L’entreprise est dans un ambitieux projet d’acquisition progressif des locomotives neuves de fabrication chinoise dont une bonne vingtaine sur fonds du gouvernement congolais, contre 18 sur financement de la Banque mondiale. Cette dernière soutient financièrement le gouvernement de la RDC dans le projet sectoriel, Projet de transport multimodal (PTM). Le gouvernement a accordé à la SNCC SA des exonérations des droits de douane et autres taxes qui représenteraient quelque 5 millions de dollars l’an. Une goutte d’eau au regard de ce que rapporte l’axe Lubumbashi-Kananga, selon des sources au département de la région nord de la SNCC SA. La feuille de route de la Société nationale des chemins de fer accorde, en effet, une place de choix à la relance des activités en direction du Kasaï Oriental.

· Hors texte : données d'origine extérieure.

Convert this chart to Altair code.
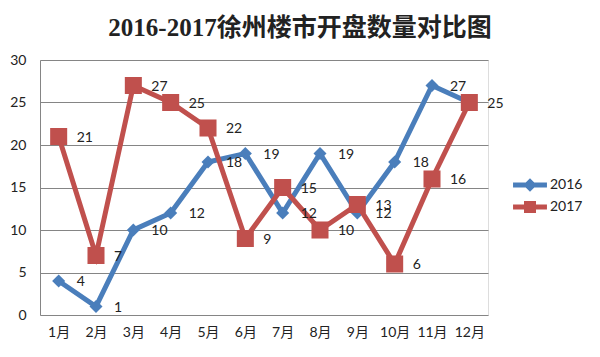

Dans ce plan de travail avec l’axe de Mbuji Mayi, la SNCC veut diminuer les délais d’acheminement des marchandises et ne plus avoir de grandes quantités de produits manufacturés, qui traînent dans ses entrepôts. Dans un premier temps, des locomotives avaient été prises en location, pour résoudre les urgences.
Recettes alternatives
Dans l’entre-temps la SNCC SA s’emploie à faire davantage du lobbying à travers son bureau syndical en vue de reprendre le monopole du transport des minerais dans la province du Katanga. Sinon que le gouvernement impose une taxe aux transporteurs des minerais par la voie routière qui les contraindrait à rétrocéder 30 % de ces recettes à la SNCC SA. Avec les cours mondiaux des mines dont le cuivre et le cobalt qui sont repartis au galop, la SNCC a un gros coup à jouer. Au moins 1,5 million de tonnes du métal rouge devraient être exportés l’an si les cours du cuivre se maintiennent au niveau actuel, autour de 7 000 dollars la tonne métrique. Le chemin de fer sera déterminant pour gagner en temps et en dépenses d’autant plus que le tronçon Dilolo-Lobitio a été rouvert au trafic, après une trentaine d’années de fermeture, en raison de la guerre civile, qui a ravagé cette partie de l’Angola.
Les exportateurs et autres importateurs ne vont plus emprunter les voies qui passent par l’Afrique du Sud et la Tanzanie, moins encore la liaison de l’Ouest, longue de 2000 km, qui débouchait par Matadi. Le développement des grands corridors ferroviaires inter-régions ou inter-continents a été, l’on se souviendra, la principale recommandation du 3e Congrès mondial du fret ferroviaire qui s’est tenu en 2014 à Tanger, au Maroc, sous la houlette de l’Union internationale des chemins de fer (UIC) et de l’Office marocain des chemins de fer (ONCF). Mais la RDC peine, près de deux ans, à réhabiliter un petit tronçon d’une vingtaine de km qui relie le réseau SNCC à la voie de Lobito.